Doug, thanks for you kind response.... I guess I am smoking stupidity. I never used or saw a helical mount before and I thought this forum was for learning? If everyone knew everything, there would be no questions.

However, from the looks of them, and the way internal focus mounts work on MF cameras, I never saw the entire lens move to focus. Certainly not true for Mamiya 7 lenses. Can anyone confirm this?

Anyway, if Doug is right, then my pseudo helical concept is shot....but it did give me an idea, i.e. to custom make a fitting to go inside the lens board hole, and screw the entire lens in and out....... since I only need .3mm, some tight threads might do the trick.

Rich, in short, I am building a camera whereas there the lens is fixed and no movements possible, so I am trying to come up with a method to focus the lens on the gg.

5. ## Psuedo helical focussing - possible?

focus = movement. The only option is fixed hyperfocal and heaps of f-stop

6. ## Psuedo helical focussing - possible?

Bill

Just put shims behind the lens, but on the front of the lens board. If you need movement the other way, you will have to reduce the lensboard thickness. Shim stock, either brass or steel is available from .oo1" ( .0254mm ) and thicker. Try asking a machine shop if they can supply your needs.

Richard

7. ## Psuedo helical focussing - possible?

With 35mm and MF lenses, various elements in the lens move in relation to each other when you rotate the focussing ring.

8. ## Psuedo helical focussing - possible?

Bill,

Helical focusing moves the whole lens, front focusing lenses were used on folders from the 40's - 50's. By moving the elements apart it actually changes the focal length of the lens and moves the focus point.

50mm was for 35mm film; 75mm was 6x6; 105mm was 6x9; there are plenty on ebay if you want to try it out.
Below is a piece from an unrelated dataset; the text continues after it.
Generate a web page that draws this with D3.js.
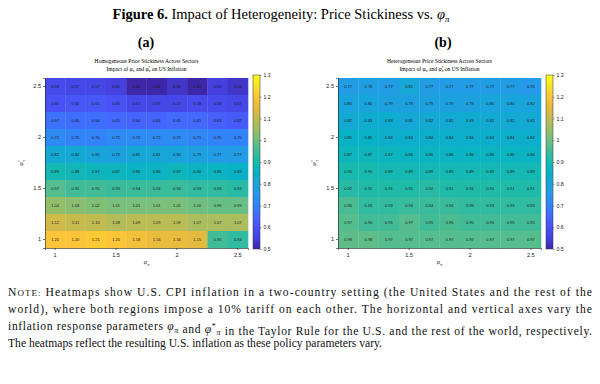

The antique wet plate cameras had the lenses mounted tube-in tube and moved quite a distance, a simple set screw would hold position. A helical slot thru the outer tube and the set screw to the inner would provide movement, no gear train needed.

Good luck with it.

9. ## Psuedo helical focussing - possible?

John, "focus = movement. The only option is fixed hyperfocal and heaps of f-stop"

I did strongly consider this, but its not the ideal set up, last option for sure.....

Richard, I think moving the lens (in the lens board) would be easier in the field vs. using shims of such tiny thicknesses... And yes, of all the non LF lenses I have, I never saw the entire lens move as Doug stated.... but obviously on LF lenses the helical moves entire lens.

Paul... "A helical slot thru the outer tube and the set screw to the inner would provide movement, no gear train needed."

I keep reading this but don't get it. What's wrong with a simple threaded fitting going through the lens board.... a simple twist of the lens, maybe one revolution, will give me the full .3mm focus adjustment I need? Is your concept just a simple push/pull, like telescoping rail? Sorry I am not seeing the advantage, can you please elaborate... TYIA

10. ## Psuedo helical focussing - possible?

"A simple threaded fitting" - needs to be firmly and precisely attached to the lens board so that the movement doesn't change the precise position of the lens that must be strictly parallel to the film plane. This is why helical focusing mounts are expensive - they are a piece of fine mechanics. And yes, even helical focusing on 35 mm SLR moves the whole lens... Your concept of "in between" focusing lens cells is indeed an idea of a smoker.